At least 10 universities have been served with subpoenas demanding they help the recording industry identify possible targets of such lawsuits, according to the Electronic Frontier Foundation, an online civil liberties group.

Overall, RIAA President Cary Sherman said he is gratified by the attention copyright violations are getting on campuses.

“There’s a world of difference this year than just a year ago in terms of the seriousness that universities are taking this issue,” he said in an interview.

In a conference call Tuesday, Sherman said the RIAA has not threatened to sue schools themselves but has instead spent more time persuading them that stopping file-sharing “is the right thing to do.”

Many universities also are eager to keep their computer networks unclogged by the transit of huge song and movie files.

Sharing of music files is a crucial issue for the industry, which claims the practice is largely responsible for a 31 percent drop in CD sales since mid-2000.

The industry has begun to embrace for-pay download services, particularly the successful Apple iTunes for Macintosh users that requires no subscription fee. But a successful Windows-based service for the vast majority of home computer users has not yet emerged.

Meanwhile, though, several universities are exploring ways to make music-downloading services available to students at a cost that could be incorporated into roam and board bills, much like cable TV and newspaper delivery fees.

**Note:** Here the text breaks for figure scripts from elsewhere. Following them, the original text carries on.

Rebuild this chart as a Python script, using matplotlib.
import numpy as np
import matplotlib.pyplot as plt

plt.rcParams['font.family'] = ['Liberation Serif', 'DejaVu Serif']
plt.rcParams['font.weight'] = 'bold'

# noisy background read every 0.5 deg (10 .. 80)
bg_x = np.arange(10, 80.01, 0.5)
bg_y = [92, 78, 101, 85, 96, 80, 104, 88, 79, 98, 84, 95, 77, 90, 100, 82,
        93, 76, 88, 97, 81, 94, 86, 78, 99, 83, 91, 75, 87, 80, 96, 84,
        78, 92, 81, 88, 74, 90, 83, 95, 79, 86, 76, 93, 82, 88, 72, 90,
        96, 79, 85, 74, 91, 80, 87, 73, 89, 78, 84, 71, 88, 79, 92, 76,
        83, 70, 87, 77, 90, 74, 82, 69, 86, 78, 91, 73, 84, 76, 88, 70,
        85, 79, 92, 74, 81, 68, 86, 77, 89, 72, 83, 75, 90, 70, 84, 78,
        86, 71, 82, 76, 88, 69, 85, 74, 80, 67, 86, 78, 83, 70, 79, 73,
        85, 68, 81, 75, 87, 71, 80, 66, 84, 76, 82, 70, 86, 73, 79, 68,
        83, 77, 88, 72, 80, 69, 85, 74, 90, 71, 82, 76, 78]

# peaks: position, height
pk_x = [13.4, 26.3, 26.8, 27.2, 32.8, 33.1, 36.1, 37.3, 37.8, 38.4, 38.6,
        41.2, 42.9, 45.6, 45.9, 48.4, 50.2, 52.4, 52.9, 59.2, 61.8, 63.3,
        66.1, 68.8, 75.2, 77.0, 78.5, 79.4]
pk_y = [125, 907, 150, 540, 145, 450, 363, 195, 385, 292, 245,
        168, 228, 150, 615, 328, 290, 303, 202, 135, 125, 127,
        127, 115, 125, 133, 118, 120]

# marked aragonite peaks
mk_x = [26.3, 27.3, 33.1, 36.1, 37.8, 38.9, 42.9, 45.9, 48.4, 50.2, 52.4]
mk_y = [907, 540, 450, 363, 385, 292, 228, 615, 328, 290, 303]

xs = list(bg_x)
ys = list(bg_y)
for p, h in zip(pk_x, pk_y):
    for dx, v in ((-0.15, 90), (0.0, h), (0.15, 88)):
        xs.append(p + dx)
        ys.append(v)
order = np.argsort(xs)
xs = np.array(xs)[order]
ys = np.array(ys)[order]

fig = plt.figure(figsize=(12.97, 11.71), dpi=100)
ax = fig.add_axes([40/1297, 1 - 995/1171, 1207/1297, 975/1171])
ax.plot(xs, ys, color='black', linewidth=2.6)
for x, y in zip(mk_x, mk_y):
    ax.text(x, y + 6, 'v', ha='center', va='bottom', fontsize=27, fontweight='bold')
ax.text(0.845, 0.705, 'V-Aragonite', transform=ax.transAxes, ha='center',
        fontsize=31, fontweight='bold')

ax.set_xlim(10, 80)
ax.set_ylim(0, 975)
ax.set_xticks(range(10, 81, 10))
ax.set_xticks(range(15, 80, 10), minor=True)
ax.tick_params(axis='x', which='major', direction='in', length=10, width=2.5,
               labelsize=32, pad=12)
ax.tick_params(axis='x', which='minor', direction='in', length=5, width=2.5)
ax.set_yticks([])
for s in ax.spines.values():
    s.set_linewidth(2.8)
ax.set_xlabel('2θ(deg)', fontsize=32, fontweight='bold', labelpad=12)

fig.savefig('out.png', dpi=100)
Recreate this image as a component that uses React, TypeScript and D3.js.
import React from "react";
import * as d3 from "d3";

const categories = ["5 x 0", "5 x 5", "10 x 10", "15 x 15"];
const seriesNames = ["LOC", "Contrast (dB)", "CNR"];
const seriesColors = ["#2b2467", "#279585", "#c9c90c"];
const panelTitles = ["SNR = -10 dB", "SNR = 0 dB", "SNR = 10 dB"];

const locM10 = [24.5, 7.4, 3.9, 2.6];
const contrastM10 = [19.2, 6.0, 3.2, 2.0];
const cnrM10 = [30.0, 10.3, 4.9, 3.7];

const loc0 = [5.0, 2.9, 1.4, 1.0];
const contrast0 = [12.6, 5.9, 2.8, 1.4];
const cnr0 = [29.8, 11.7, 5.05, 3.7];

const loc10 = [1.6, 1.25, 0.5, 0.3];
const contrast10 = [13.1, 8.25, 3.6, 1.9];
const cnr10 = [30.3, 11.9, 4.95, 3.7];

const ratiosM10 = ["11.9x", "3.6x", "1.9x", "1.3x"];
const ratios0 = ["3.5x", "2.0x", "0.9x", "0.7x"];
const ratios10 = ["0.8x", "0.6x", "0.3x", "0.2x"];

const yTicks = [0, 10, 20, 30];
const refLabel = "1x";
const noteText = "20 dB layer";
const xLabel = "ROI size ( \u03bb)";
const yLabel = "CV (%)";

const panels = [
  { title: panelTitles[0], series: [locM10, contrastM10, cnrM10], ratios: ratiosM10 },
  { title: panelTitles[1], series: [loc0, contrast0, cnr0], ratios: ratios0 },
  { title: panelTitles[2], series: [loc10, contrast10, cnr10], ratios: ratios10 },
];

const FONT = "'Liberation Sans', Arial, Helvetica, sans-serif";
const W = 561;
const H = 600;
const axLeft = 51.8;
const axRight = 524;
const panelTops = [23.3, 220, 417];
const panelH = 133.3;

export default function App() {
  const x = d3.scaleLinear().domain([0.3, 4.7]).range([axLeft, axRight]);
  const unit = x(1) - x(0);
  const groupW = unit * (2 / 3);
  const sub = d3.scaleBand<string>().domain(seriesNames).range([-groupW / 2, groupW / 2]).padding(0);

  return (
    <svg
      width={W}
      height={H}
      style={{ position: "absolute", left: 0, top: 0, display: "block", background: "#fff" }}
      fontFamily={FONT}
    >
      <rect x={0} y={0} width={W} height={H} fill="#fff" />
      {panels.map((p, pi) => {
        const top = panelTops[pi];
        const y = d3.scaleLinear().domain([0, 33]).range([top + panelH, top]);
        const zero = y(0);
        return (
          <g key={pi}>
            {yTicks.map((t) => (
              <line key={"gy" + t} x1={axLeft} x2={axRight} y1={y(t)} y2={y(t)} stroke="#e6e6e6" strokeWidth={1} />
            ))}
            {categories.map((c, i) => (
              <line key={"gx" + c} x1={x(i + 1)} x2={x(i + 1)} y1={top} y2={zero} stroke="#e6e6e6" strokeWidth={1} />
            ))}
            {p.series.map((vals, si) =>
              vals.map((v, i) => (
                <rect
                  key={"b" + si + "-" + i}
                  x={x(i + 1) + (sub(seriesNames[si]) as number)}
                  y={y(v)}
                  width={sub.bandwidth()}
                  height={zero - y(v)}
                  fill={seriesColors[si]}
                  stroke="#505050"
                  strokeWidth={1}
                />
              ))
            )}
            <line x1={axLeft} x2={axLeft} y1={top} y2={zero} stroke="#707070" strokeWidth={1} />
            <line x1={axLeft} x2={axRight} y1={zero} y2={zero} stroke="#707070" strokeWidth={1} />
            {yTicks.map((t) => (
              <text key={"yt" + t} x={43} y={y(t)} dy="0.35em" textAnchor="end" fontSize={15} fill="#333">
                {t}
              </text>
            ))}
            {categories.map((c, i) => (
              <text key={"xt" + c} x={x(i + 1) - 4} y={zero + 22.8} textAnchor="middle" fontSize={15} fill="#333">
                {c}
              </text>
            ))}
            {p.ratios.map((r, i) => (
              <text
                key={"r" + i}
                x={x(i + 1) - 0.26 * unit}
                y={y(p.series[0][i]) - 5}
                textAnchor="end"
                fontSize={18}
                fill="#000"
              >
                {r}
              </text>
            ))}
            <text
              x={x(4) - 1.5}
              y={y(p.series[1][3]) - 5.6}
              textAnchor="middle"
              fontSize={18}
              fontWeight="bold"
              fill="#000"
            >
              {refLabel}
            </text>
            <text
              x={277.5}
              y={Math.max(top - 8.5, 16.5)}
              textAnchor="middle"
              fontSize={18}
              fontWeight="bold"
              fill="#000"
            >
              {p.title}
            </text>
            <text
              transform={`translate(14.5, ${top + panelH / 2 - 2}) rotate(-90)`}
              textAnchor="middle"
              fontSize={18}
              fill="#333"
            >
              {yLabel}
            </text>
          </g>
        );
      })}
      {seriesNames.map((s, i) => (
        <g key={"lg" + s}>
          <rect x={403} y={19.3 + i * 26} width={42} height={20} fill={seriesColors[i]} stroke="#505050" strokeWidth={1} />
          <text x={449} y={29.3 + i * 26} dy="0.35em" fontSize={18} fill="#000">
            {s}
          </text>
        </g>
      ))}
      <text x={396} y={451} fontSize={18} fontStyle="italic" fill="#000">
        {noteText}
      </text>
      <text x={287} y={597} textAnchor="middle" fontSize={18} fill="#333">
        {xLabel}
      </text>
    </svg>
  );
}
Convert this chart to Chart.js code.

“If music is that important to our students, some of the things we might do is simply provide the music to them, by contracting with an online service for either streaming, so students can listen to it whenever they want, or perhaps to download, maybe even to make a copy,” said Graham Spanier, president of Penn State University and co-chair of a committee of college and entertainment officials working together to stop song-swapping on campus.

The more visible tactic this fall is schools’ increased mention of the issue in student orientations, e-mails and ads in campus newspapers.

“When I first got here, there was no real warning given to students,” said Errol Wilson, 20, a junior at the University of Southern California. “Since then, it seems like they’ve definitely beefed up.”

Wilson, who has downloaded about 200 songs, said USC warned him about his file-sharing when he was a freshman. But he hasn’t received any other complaints since he changed his computer’s settings to block others from uploading music from his hard drive.

Even when they block file-sharing, users of swapping software can still download from others.

Sherman praised technological strategies in place at some schools, like the University of Florida’s filtering program that blocks song-swapping. Ohio State University forbids all server-based applications by students living on campus.

But some schools appear to be cracking down only on the egregious file-swappers.

At the University of California, Berkeley, which received a subpoena request in August, students in campus housing must undergo orientation on copyright infringement before getting a university Internet account.

UC Berkeley also limits the data students can send or receive over the Internet to five gigabytes a week. If they exceed it twice, they can lose their Internet access. That limit would nevertheless permit students to download four movies and 200 songs a week.

“There are a lot of legitimate reasons for file-sharing,” said Berkeley spokesman Bob Sanders. “There are a lot of (music files) out there that are not copyrighted. We wanted to give students room to use the Internet for what it was meant for, but we do want to emphasize to them that there are illegal uses.”